TASK DETAILS:
Please print exactly the lines below, from the start of the material up to and including the line with "import plotly.graph_objects as go", but none of the pictures.

AVAILABLE DATA:

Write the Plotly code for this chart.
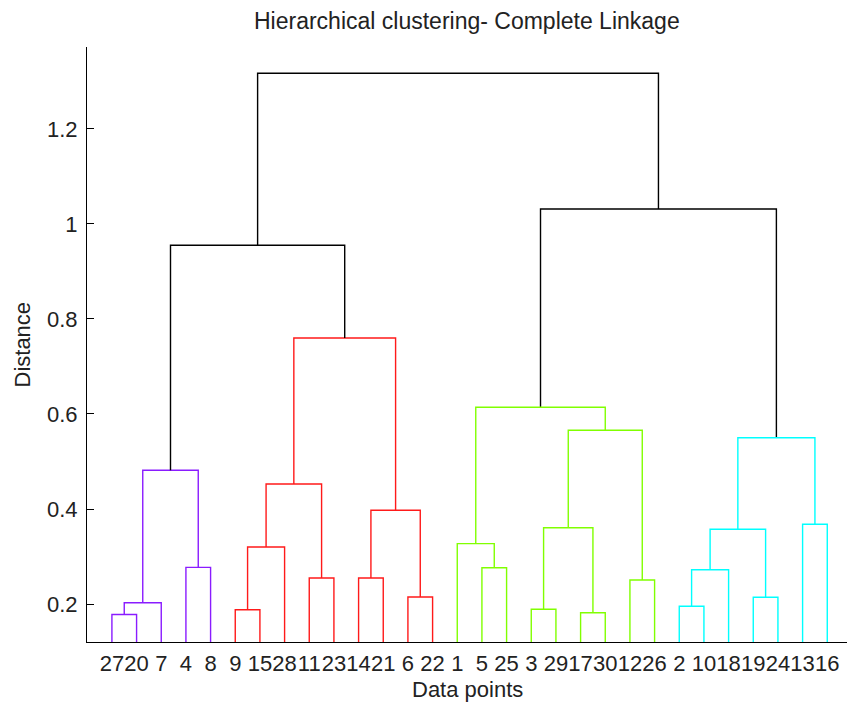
import plotly.graph_objects as go

# ---- data ----
leaf_order = [27, 20, 7, 4, 8, 9, 15, 28, 11, 23, 14, 21, 6, 22,
              1, 5, 25, 3, 29, 17, 30, 12, 26, 2, 10, 18, 19, 24, 13, 16]
# linkage rows: (node_a, node_b, distance); leaves 1..30, cluster k -> 30+k
merge_a = [27, 31, 4, 32, 9, 35, 11, 36, 14, 6, 39, 38, 34,
           5, 1, 3, 17, 46, 12, 48, 45, 2, 52, 19, 53, 13, 55, 51, 43]
merge_b = [20, 7, 8, 33, 15, 28, 23, 37, 21, 22, 40, 41, 42,
           25, 44, 29, 30, 47, 26, 49, 50, 10, 18, 24, 54, 16, 56, 57, 58]
merge_h = [0.178, 0.2027, 0.277, 0.4815, 0.188, 0.320, 0.2547, 0.4526,
           0.2547, 0.2147, 0.3973, 0.760, 0.9552,
           0.2764, 0.327, 0.1888, 0.1817, 0.3606, 0.2505, 0.5657, 0.6141,
           0.1952, 0.2722, 0.2141, 0.3573, 0.3678, 0.5501, 1.0316, 1.3173]
cluster_roots = [34, 42, 51, 57]
cluster_colors = ["#8a1cff", "#ff1a1a", "#80ff00", "#00ffff"]

ytick_vals = [0.2, 0.4, 0.6, 0.8, 1.0, 1.2]
ytick_text = ["0.2", "0.4", "0.6", "0.8", "1", "1.2"]

N = len(leaf_order)
pos = {leaf: i + 1 for i, leaf in enumerate(leaf_order)}
height = {leaf: 0.0 for leaf in leaf_order}
children = {}
for k, (a, b, h) in enumerate(zip(merge_a, merge_b, merge_h)):
    node = N + k + 1
    pos[node] = (pos[a] + pos[b]) / 2
    height[node] = h
    children[node] = (a, b)

color_of = {}
def paint(node, col):
    color_of[node] = col
    if node in children:
        for c in children[node]:
            paint(c, col)
for r, c in zip(cluster_roots, cluster_colors):
    paint(r, c)

segs = {}
for node, (a, b) in children.items():
    col = color_of.get(node, "#000000")
    xs, ys = segs.setdefault(col, ([], []))
    xs += [pos[a], pos[a], pos[b], pos[b], None]
    ys += [height[a], height[node], height[node], height[b], None]

FONT = "Liberation Sans, Arial, sans-serif"
fig = go.Figure()
for col, (xs, ys) in segs.items():
    fig.add_trace(go.Scatter(x=xs, y=ys, mode="lines",
                             line=dict(color=col, width=1.4),
                             hoverinfo="skip", showlegend=False))

fig.update_layout(
    width=847, height=704,
    margin=dict(l=87, r=0, t=47, b=62),
    plot_bgcolor="white", paper_bgcolor="white",
    font=dict(family=FONT, size=22, color="#222222"),
    showlegend=False,
)
fig.update_xaxes(range=[-0.01, 30.8], tickvals=list(range(1, N + 1)),
                 ticktext=[str(v) for v in leaf_order], ticks="",
                 tickangle=0, ticklabelstandoff=2,
                 showgrid=False, zeroline=False, showline=True,
                 linecolor="#000000", linewidth=1,
                 tickfont=dict(size=22, family=FONT, color="#222222"))
fig.update_yaxes(range=[0.12, 1.3726], tickvals=ytick_vals, ticktext=ytick_text,
                 ticks="inside", ticklen=7, tickcolor="#000000",
                 showgrid=False, zeroline=False, showline=True,
                 linecolor="#000000", linewidth=1, ticklabelstandoff=4,
                 tickfont=dict(size=22, family=FONT, color="#222222"))

fig.add_annotation(text="Hierarchical clustering- Complete Linkage",
                   xref="paper", yref="paper", x=0.5, y=1, yshift=26,
                   showarrow=False, xanchor="center", yanchor="middle",
                   font=dict(size=23, family=FONT, color="#222222"))
fig.add_annotation(text="Data points", xref="paper", yref="paper",
                   x=0.5, y=0, yshift=-47, showarrow=False,
                   xanchor="center", yanchor="middle",
                   font=dict(size=22, family=FONT, color="#222222"))
fig.add_annotation(text="Distance", xref="paper", yref="paper",
                   x=0, xshift=-65, y=0.5, textangle=-90, showarrow=False,
                   xanchor="center", yanchor="middle",
                   font=dict(size=22, family=FONT, color="#222222"))

fig.write_html("out.html")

OUTPUT BELOW:
Write the Plotly code for this chart.
import plotly.graph_objects as go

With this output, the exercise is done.